Ketika Abdullah bin Rawahah syahid, salah seorang dari Bani
Ajlan bernama Tsabit bin Arqam maju mengambil bendera seraya berseru, “Wahai
kaum muslimin, pilihlah seorang panglima di antara kalian!” Akhirnya kaum
muslimin sepakat mengangkat Khalid bin Walid sebagai panglima perang.
Pasukan kaum muslimin pun dipimpin Khalid bin Walid. Dengan
kepiawaiannya, Khalid mengatur taktik mundur sedemikian rupa. Tak banyak
jenderal hebat dalam sejarah yang bisa melakukan hal ini. Mereka kembali ke
Madinah dengan selamat. Selamat dari pembantaian Romawi yang jumlahnya jauh
lebih besar dari kaum muslimin.
Para sahabat telah memberikan keteladanan yang begitu mulia.
Setelah wafatnya tiga panglima perang, secara aklamasi mereka sepakat
mengangkat Khalid bin Walid sebagai pemimpin tertinggi dalam perang Mu’tah.
Di antara tiga ribu pasukan itu, tidak ada yang protes.
Padahal keislaman Khalid bin Walid masih seumur jagung.
Penerimaan kepemimpinan Khalid pada perang Mu’tah ini bukan
hanya dari kaum muslimin yang ikut berperang. Para sahabat Rasulullah
shallallahu ‘alaihi wasallam pun tidak ada yang protes. Kalaupun ada yang
menggerutu, bukan lantaran terpilihnya Khalid sebagai panglima, tapi karena
tindakannya membawa ‘kabur’ umat Islam dari medan perang. Khalid dianggap
mengajak tentaranya melarikan diri dari peperangan. Padahal keputusan Khalid
kala itu amat tepat. Ia tidak ingin tiga ribu tentaranya dibantai habis oleh
pasukan Romawi. Keberhasilan menyelamatkan kaum muslimin itu tergolong
kemenangan yang dicatat sejarah.
Kaum muslimin patut merenungkan tentang bagaimana para
sahabat nabi menyikapi jabatan. Bagi mereka, jabatan bukan anugerah tapi amanah
yang harus ditunaikan. Karena itu, ketika peluang untuk mendapatkan amanah itu
ditawarkan, mereka justru menolak.
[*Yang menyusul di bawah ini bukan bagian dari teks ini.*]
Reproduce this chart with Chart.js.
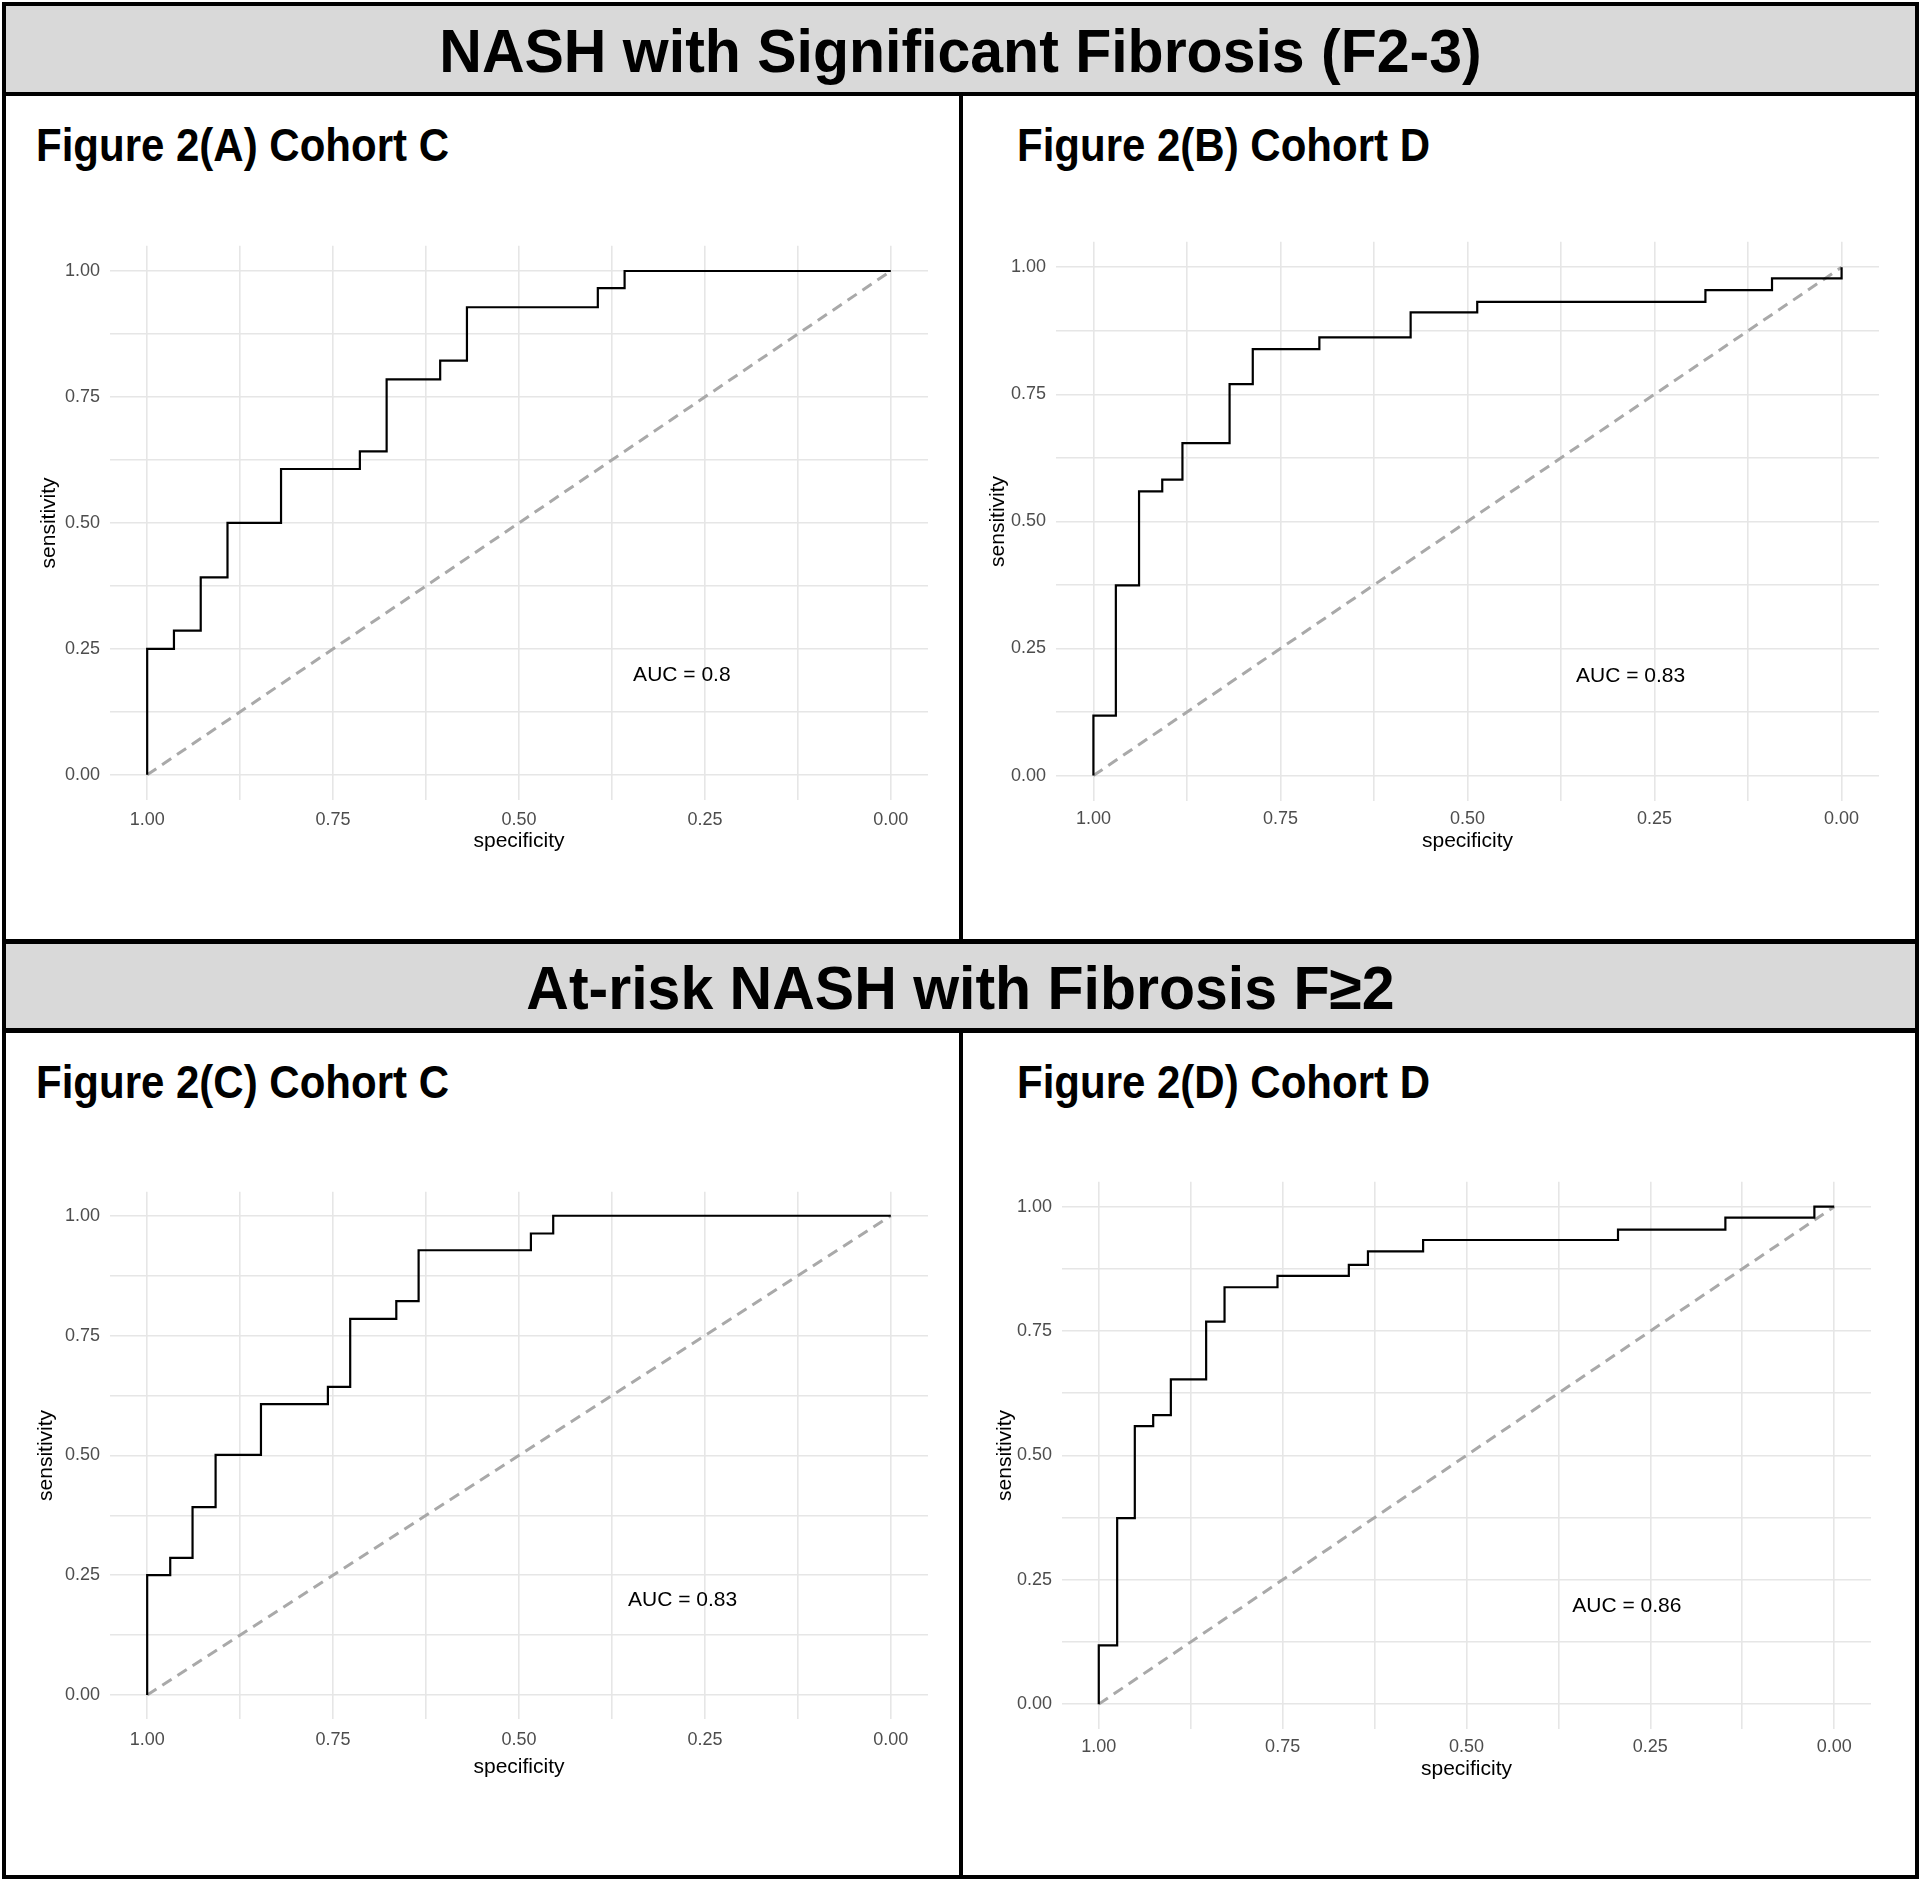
<!DOCTYPE html>
<html>
<head>
<meta charset="utf-8">
<script src="https://cdn.jsdelivr.net/npm/chart.js@4.4.0/dist/chart.umd.min.js"></script>
<style>
body{margin:0;background:#fff;font-family:"Liberation Sans",Arial,sans-serif;}
#page{position:relative;width:1920px;height:1883px;overflow:hidden;background:#fff;}
.frame{position:absolute;left:2px;top:2px;width:1917px;height:1877px;box-sizing:border-box;border:4px solid #000;}
.band{position:absolute;left:6px;width:1909px;background:#d9d9d9;display:flex;align-items:center;justify-content:center;font-weight:bold;font-size:59px;color:#000;white-space:nowrap;box-sizing:border-box;padding-top:3px;}
.band span{display:inline-block;transform:scaleY(1.05);}
.line{position:absolute;background:#000;}
.ptitle{position:absolute;font-weight:bold;font-size:42px;line-height:42px;white-space:nowrap;color:#000;transform:scaleY(1.08);transform-origin:0 36px;}
canvas{position:absolute;}
</style>
</head>
<body>
<div id="page">
  <div class="band" style="top:6px;height:86px;"><span>NASH with Significant Fibrosis (F2-3)</span></div>
  <div class="line" style="left:6px;top:92px;width:1909px;height:4px;"></div>
  <div class="line" style="left:959px;top:96px;width:4px;height:843px;"></div>
  <div class="line" style="left:6px;top:939px;width:1909px;height:5px;"></div>
  <div class="band" style="top:944px;height:84px;"><span>At-risk NASH with Fibrosis F≥2</span></div>
  <div class="line" style="left:6px;top:1028px;width:1909px;height:5px;"></div>
  <div class="line" style="left:959px;top:1033px;width:4px;height:842px;"></div>
  <div class="frame"></div>

  <div class="ptitle" style="left:36px;top:126px;">Figure 2(A) Cohort C</div>
  <div class="ptitle" style="left:1017px;top:126px;">Figure 2(B) Cohort D</div>
  <div class="ptitle" style="left:36px;top:1063px;">Figure 2(C) Cohort C</div>
  <div class="ptitle" style="left:1017px;top:1063px;">Figure 2(D) Cohort D</div>

  <canvas id="chartA"></canvas>
  <canvas id="chartB"></canvas>
  <canvas id="chartC"></canvas>
  <canvas id="chartD"></canvas>
</div>

<script>
"use strict";

// DATA (ROC corner points: specificity, sensitivity)

const specA = [1.000, 0.964, 0.928, 0.892, 0.820, 0.714, 0.678, 0.606, 0.570, 0.394, 0.358, 0.000];
const sensA = [0.000, 0.250, 0.286, 0.392, 0.500, 0.607, 0.642, 0.785, 0.822, 0.928, 0.966, 1.000];

const specB = [1.000, 0.970, 0.939, 0.908, 0.881, 0.818, 0.787, 0.698, 0.576, 0.487, 0.182, 0.093, 0.000, 0.000];
const sensB = [0.000, 0.118, 0.374, 0.559, 0.582, 0.654, 0.770, 0.839, 0.862, 0.911, 0.932, 0.955, 0.978, 1.000];

const specC = [1.000, 0.969, 0.939, 0.908, 0.847, 0.757, 0.727, 0.665, 0.635, 0.484, 0.454, 0.000];
const sensC = [0.000, 0.250, 0.286, 0.392, 0.501, 0.607, 0.643, 0.785, 0.822, 0.928, 0.963, 1.000];

const specD = [1.000, 0.975, 0.951, 0.926, 0.902, 0.854, 0.829, 0.757, 0.660, 0.634, 0.559, 0.294, 0.148, 0.027, 0.000];
const sensD = [0.000, 0.118, 0.374, 0.559, 0.581, 0.653, 0.769, 0.838, 0.861, 0.883, 0.910, 0.933, 0.954, 0.978, 1.000];

const aucLabels = ["AUC = 0.8", "AUC = 0.83", "AUC = 0.83", "AUC = 0.86"];
const aucSpec = [0.281, 0.282, 0.280, 0.282];
const aucSens = [0.197, 0.196, 0.197, 0.196];

const gridValues = [0, 0.125, 0.25, 0.375, 0.5, 0.625, 0.75, 0.875, 1];
const chanceSpec = [1, 0];
const chanceSens = [0, 1];

// LAYOUT (page pixels): chart area, y title centre x, x title centre y, x tick centre y

const panels = [
    {id: "chartA", spec: specA, sens: sensA, l: 110, r: 928, t: 246, b: 800, yTitleX: 50, xTitleY: 841, xTickY: 820},
    {id: "chartB", spec: specB, sens: sensB, l: 1056, r: 1879, t: 242, b: 801, yTitleX: 999, xTitleY: 841, xTickY: 819},
    {id: "chartC", spec: specC, sens: sensC, l: 110, r: 928, t: 1192, b: 1719, yTitleX: 47, xTitleY: 1767, xTickY: 1740},
    {id: "chartD", spec: specD, sens: sensD, l: 1062, r: 1871, t: 1182, b: 1729, yTitleX: 1006, xTitleY: 1769, xTickY: 1747}
];

const FONT = '"Liberation Sans", Arial, sans-serif';
const TICK_SIZE = 18;
const TITLE_SIZE = 21;
const Y_TICK_PAD = 10;

const toPoints = (xs, ys) => xs.map((x, i) => ({x: x, y: ys[i]}));

const tickLabel = v => {
    const q = v * 4;
    return Math.abs(q - Math.round(q)) < 1e-9 ? v.toFixed(2) : "";
};

// AUC TEXT

const aucPlugin = {
    id: "aucText",
    afterDatasetsDraw(chart, args, opts) {
        const ctx = chart.ctx;
        const x = chart.scales.x.getPixelForValue(opts.spec);
        const y = chart.scales.y.getPixelForValue(opts.sens);
        ctx.save();
        ctx.fillStyle = "#000";
        ctx.font = `${TITLE_SIZE}px ${FONT}`;
        ctx.textAlign = "center";
        ctx.textBaseline = "middle";
        ctx.fillText(opts.text, x, y);
        ctx.restore();
    }
};

const makeChart = (p, idx) => {
    const titleHalf = TITLE_SIZE * 1.2 / 2;
    // y scale keeps half a label plus its padding above the chart area
    const topGap = TICK_SIZE * 1.2 / 2 + Y_TICK_PAD;
    const left = Math.round(p.yTitleX - titleHalf);
    const top = Math.round(p.t - topGap);
    const bottom = Math.round(p.xTitleY + titleHalf);
    const width = p.r + 10 - left;
    const height = bottom - top;

    const canvas = document.getElementById(p.id);
    canvas.style.left = left + "px";
    canvas.style.top = top + "px";
    canvas.width = width;
    canvas.height = height;
    canvas.style.width = width + "px";
    canvas.style.height = height + "px";

    const tickPad = Math.max(0, Math.round(p.xTickY - p.b - TICK_SIZE * 1.2 / 2));

    return new Chart(canvas.getContext("2d"), {
        type: "scatter",
        data: {
            datasets: [{
                data: toPoints(p.spec, p.sens),
                showLine: true,
                stepped: "after",
                borderColor: "#000",
                borderWidth: 2.2,
                pointRadius: 0,
                fill: false
            }, {
                data: toPoints(chanceSpec, chanceSens),
                showLine: true,
                borderColor: "#a9a9a9",
                borderWidth: 3,
                borderDash: [11, 7],
                pointRadius: 0,
                fill: false
            }]
        },
        options: {
            responsive: false,
            animation: false,
            devicePixelRatio: 1,
            layout: {padding: {top: 0, right: 10, left: 0, bottom: 0}},
            plugins: {
                legend: {display: false},
                tooltip: {enabled: false},
                aucText: {text: aucLabels[idx], spec: aucSpec[idx], sens: aucSens[idx]}
            },
            scales: {
                x: {
                    type: "linear",
                    reverse: true,
                    min: -0.05,
                    max: 1.05,
                    afterBuildTicks: s => { s.ticks = gridValues.map(v => ({value: v})); },
                    afterFit: s => { s.height = bottom - p.b; },
                    grid: {color: "#e6e6e6", lineWidth: 1.6, drawTicks: false},
                    border: {display: false},
                    ticks: {
                        autoSkip: false,
                        maxRotation: 0,
                        padding: tickPad,
                        color: "#4d4d4d",
                        font: {family: FONT, size: TICK_SIZE},
                        callback: tickLabel
                    },
                    title: {
                        display: true,
                        text: "specificity",
                        color: "#000",
                        padding: 0,
                        font: {family: FONT, size: TITLE_SIZE, lineHeight: 1.2}
                    }
                },
                y: {
                    type: "linear",
                    min: -0.05,
                    max: 1.05,
                    afterBuildTicks: s => { s.ticks = gridValues.map(v => ({value: v})); },
                    afterFit: s => { s.width = p.l - left; },
                    grid: {color: "#e6e6e6", lineWidth: 1.6, drawTicks: false},
                    border: {display: false},
                    ticks: {
                        autoSkip: false,
                        padding: Y_TICK_PAD,
                        color: "#4d4d4d",
                        font: {family: FONT, size: TICK_SIZE},
                        callback: tickLabel
                    },
                    title: {
                        display: true,
                        text: "sensitivity",
                        color: "#000",
                        padding: 0,
                        font: {family: FONT, size: TITLE_SIZE, lineHeight: 1.2}
                    }
                }
            }
        },
        plugins: [aucPlugin]
    });
};

const charts = panels.map(makeChart);
</script>
</body>
</html>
Bukan malah sebaliknya, memburu jabatan.
Ironisnya, saat kesempatan menjadi pemimpin terbuka lebar
lewat sistem pemilihan langsung, justru hal itu menjadi peluang berebut kekuasaan.
Segala cara ditempuh. Miliaran uang digelontorkan agar dirinya terpilih.
Rakyat pun dipaksa memilih orang yang paling banyak
memberikan uang, bukan orang yang mampu memimpin. Mereka tidak tahu, para calon
pemimpin itu sedang berbisnis. Persis seperti seorang pedagang yang
mengeluarkan modal awal untuk mendapatkan keuntungan berlimpah setelahnya.